- _What the task asks_
All of the data should be output character for character, except the pictures.

-- start of Supplied information --

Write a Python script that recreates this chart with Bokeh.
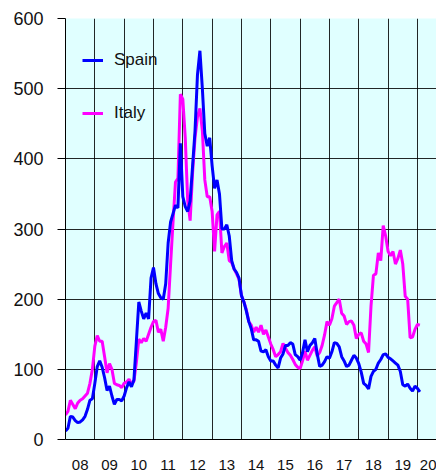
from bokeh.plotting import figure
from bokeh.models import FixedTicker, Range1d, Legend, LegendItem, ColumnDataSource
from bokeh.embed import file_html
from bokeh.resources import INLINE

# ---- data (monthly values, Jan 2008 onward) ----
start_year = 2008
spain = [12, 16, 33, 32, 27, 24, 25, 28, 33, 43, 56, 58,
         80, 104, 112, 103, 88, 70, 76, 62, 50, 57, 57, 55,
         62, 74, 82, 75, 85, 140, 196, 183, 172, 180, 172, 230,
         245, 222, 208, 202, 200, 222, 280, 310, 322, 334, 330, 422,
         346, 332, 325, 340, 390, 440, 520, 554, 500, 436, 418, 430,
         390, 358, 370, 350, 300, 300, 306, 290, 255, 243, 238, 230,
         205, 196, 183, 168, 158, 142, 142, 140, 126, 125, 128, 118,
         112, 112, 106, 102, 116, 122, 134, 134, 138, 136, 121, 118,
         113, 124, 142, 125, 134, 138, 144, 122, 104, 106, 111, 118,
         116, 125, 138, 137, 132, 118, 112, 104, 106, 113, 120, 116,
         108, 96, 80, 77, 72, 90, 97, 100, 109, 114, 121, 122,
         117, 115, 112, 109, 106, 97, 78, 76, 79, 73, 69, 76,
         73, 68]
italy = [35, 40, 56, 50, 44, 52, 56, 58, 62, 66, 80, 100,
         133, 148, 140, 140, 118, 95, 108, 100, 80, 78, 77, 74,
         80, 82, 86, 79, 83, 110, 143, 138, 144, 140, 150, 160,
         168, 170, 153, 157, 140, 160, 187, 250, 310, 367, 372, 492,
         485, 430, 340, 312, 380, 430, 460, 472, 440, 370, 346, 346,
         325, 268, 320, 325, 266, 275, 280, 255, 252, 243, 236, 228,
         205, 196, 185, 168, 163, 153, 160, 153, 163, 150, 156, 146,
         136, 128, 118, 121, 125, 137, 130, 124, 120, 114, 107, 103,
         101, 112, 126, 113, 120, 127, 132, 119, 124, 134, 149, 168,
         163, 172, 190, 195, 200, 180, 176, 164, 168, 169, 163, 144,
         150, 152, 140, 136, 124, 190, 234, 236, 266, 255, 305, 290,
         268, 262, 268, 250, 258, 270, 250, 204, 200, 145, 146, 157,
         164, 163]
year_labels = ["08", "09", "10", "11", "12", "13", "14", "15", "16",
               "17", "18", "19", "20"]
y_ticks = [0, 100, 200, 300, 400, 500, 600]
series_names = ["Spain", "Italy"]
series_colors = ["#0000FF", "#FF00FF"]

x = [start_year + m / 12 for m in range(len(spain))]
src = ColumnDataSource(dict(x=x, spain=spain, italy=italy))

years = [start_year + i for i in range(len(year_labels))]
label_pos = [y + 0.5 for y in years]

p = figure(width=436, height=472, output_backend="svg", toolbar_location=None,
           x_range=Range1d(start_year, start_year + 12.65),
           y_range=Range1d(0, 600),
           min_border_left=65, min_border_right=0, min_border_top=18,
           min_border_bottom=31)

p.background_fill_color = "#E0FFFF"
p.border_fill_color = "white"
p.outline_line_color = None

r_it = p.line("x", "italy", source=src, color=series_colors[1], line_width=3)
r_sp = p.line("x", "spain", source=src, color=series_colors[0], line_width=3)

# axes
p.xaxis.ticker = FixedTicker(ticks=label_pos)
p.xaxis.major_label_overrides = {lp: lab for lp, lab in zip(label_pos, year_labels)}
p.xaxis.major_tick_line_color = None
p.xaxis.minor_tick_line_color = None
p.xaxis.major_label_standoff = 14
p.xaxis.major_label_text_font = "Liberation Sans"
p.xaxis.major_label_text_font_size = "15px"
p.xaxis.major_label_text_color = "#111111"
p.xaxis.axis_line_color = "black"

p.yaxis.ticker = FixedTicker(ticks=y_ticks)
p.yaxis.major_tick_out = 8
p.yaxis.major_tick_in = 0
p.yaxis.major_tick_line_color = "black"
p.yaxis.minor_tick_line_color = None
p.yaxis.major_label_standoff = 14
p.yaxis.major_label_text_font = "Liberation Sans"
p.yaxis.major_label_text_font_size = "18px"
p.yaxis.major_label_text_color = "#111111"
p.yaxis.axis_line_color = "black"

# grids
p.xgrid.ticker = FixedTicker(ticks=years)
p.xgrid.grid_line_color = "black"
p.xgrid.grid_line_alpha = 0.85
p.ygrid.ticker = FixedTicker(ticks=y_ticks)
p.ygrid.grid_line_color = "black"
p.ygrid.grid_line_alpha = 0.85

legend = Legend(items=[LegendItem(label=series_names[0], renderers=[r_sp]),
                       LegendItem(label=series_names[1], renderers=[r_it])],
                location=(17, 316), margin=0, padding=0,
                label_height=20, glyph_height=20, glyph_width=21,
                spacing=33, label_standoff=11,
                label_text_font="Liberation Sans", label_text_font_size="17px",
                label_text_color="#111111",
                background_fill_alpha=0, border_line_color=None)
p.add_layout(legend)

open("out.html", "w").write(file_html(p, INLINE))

-- end of Supplied information --

- _Worked solution_
Write a Python script that recreates this chart with Bokeh.
from bokeh.plotting import figure
from bokeh.models import FixedTicker, Range1d, Legend, LegendItem, ColumnDataSource
from bokeh.embed import file_html
from bokeh.resources import INLINE

# ---- data (monthly values, Jan 2008 onward) ----
start_year = 2008
spain = [12, 16, 33, 32, 27, 24, 25, 28, 33, 43, 56, 58,
         80, 104, 112, 103, 88, 70, 76, 62, 50, 57, 57, 55,
         62, 74, 82, 75, 85, 140, 196, 183, 172, 180, 172, 230,
         245, 222, 208, 202, 200, 222, 280, 310, 322, 334, 330, 422,
         346, 332, 325, 340, 390, 440, 520, 554, 500, 436, 418, 430,
         390, 358, 370, 350, 300, 300, 306, 290, 255, 243, 238, 230,
         205, 196, 183, 168, 158, 142, 142, 140, 126, 125, 128, 118,
         112, 112, 106, 102, 116, 122, 134, 134, 138, 136, 121, 118,
         113, 124, 142, 125, 134, 138, 144, 122, 104, 106, 111, 118,
         116, 125, 138, 137, 132, 118, 112, 104, 106, 113, 120, 116,
         108, 96, 80, 77, 72, 90, 97, 100, 109, 114, 121, 122,
         117, 115, 112, 109, 106, 97, 78, 76, 79, 73, 69, 76,
         73, 68]
italy = [35, 40, 56, 50, 44, 52, 56, 58, 62, 66, 80, 100,
         133, 148, 140, 140, 118, 95, 108, 100, 80, 78, 77, 74,
         80, 82, 86, 79, 83, 110, 143, 138, 144, 140, 150, 160,
         168, 170, 153, 157, 140, 160, 187, 250, 310, 367, 372, 492,
         485, 430, 340, 312, 380, 430, 460, 472, 440, 370, 346, 346,
         325, 268, 320, 325, 266, 275, 280, 255, 252, 243, 236, 228,
         205, 196, 185, 168, 163, 153, 160, 153, 163, 150, 156, 146,
         136, 128, 118, 121, 125, 137, 130, 124, 120, 114, 107, 103,
         101, 112, 126, 113, 120, 127, 132, 119, 124, 134, 149, 168,
         163, 172, 190, 195, 200, 180, 176, 164, 168, 169, 163, 144,
         150, 152, 140, 136, 124, 190, 234, 236, 266, 255, 305, 290,
         268, 262, 268, 250, 258, 270, 250, 204, 200, 145, 146, 157,
         164, 163]
year_labels = ["08", "09", "10", "11", "12", "13", "14", "15", "16",
               "17", "18", "19", "20"]
y_ticks = [0, 100, 200, 300, 400, 500, 600]
series_names = ["Spain", "Italy"]
series_colors = ["#0000FF", "#FF00FF"]

x = [start_year + m / 12 for m in range(len(spain))]
src = ColumnDataSource(dict(x=x, spain=spain, italy=italy))

years = [start_year + i for i in range(len(year_labels))]
label_pos = [y + 0.5 for y in years]

p = figure(width=436, height=472, output_backend="svg", toolbar_location=None,
           x_range=Range1d(start_year, start_year + 12.65),
           y_range=Range1d(0, 600),
           min_border_left=65, min_border_right=0, min_border_top=18,
           min_border_bottom=31)

p.background_fill_color = "#E0FFFF"
p.border_fill_color = "white"
p.outline_line_color = None

r_it = p.line("x", "italy", source=src, color=series_colors[1], line_width=3)
r_sp = p.line("x", "spain", source=src, color=series_colors[0], line_width=3)

# axes
p.xaxis.ticker = FixedTicker(ticks=label_pos)
p.xaxis.major_label_overrides = {lp: lab for lp, lab in zip(label_pos, year_labels)}
p.xaxis.major_tick_line_color = None
p.xaxis.minor_tick_line_color = None
p.xaxis.major_label_standoff = 14
p.xaxis.major_label_text_font = "Liberation Sans"
p.xaxis.major_label_text_font_size = "15px"
p.xaxis.major_label_text_color = "#111111"
p.xaxis.axis_line_color = "black"

p.yaxis.ticker = FixedTicker(ticks=y_ticks)
p.yaxis.major_tick_out = 8
p.yaxis.major_tick_in = 0
p.yaxis.major_tick_line_color = "black"
p.yaxis.minor_tick_line_color = None
p.yaxis.major_label_standoff = 14
p.yaxis.major_label_text_font = "Liberation Sans"
p.yaxis.major_label_text_font_size = "18px"
p.yaxis.major_label_text_color = "#111111"
p.yaxis.axis_line_color = "black"

# grids
p.xgrid.ticker = FixedTicker(ticks=years)
p.xgrid.grid_line_color = "black"
p.xgrid.grid_line_alpha = 0.85
p.ygrid.ticker = FixedTicker(ticks=y_ticks)
p.ygrid.grid_line_color = "black"
p.ygrid.grid_line_alpha = 0.85

legend = Legend(items=[LegendItem(label=series_names[0], renderers=[r_sp]),
                       LegendItem(label=series_names[1], renderers=[r_it])],
                location=(17, 316), margin=0, padding=0,
                label_height=20, glyph_height=20, glyph_width=21,
                spacing=33, label_standoff=11,
                label_text_font="Liberation Sans", label_text_font_size="17px",
                label_text_color="#111111",
                background_fill_alpha=0, border_line_color=None)
p.add_layout(legend)

open("out.html", "w").write(file_html(p, INLINE))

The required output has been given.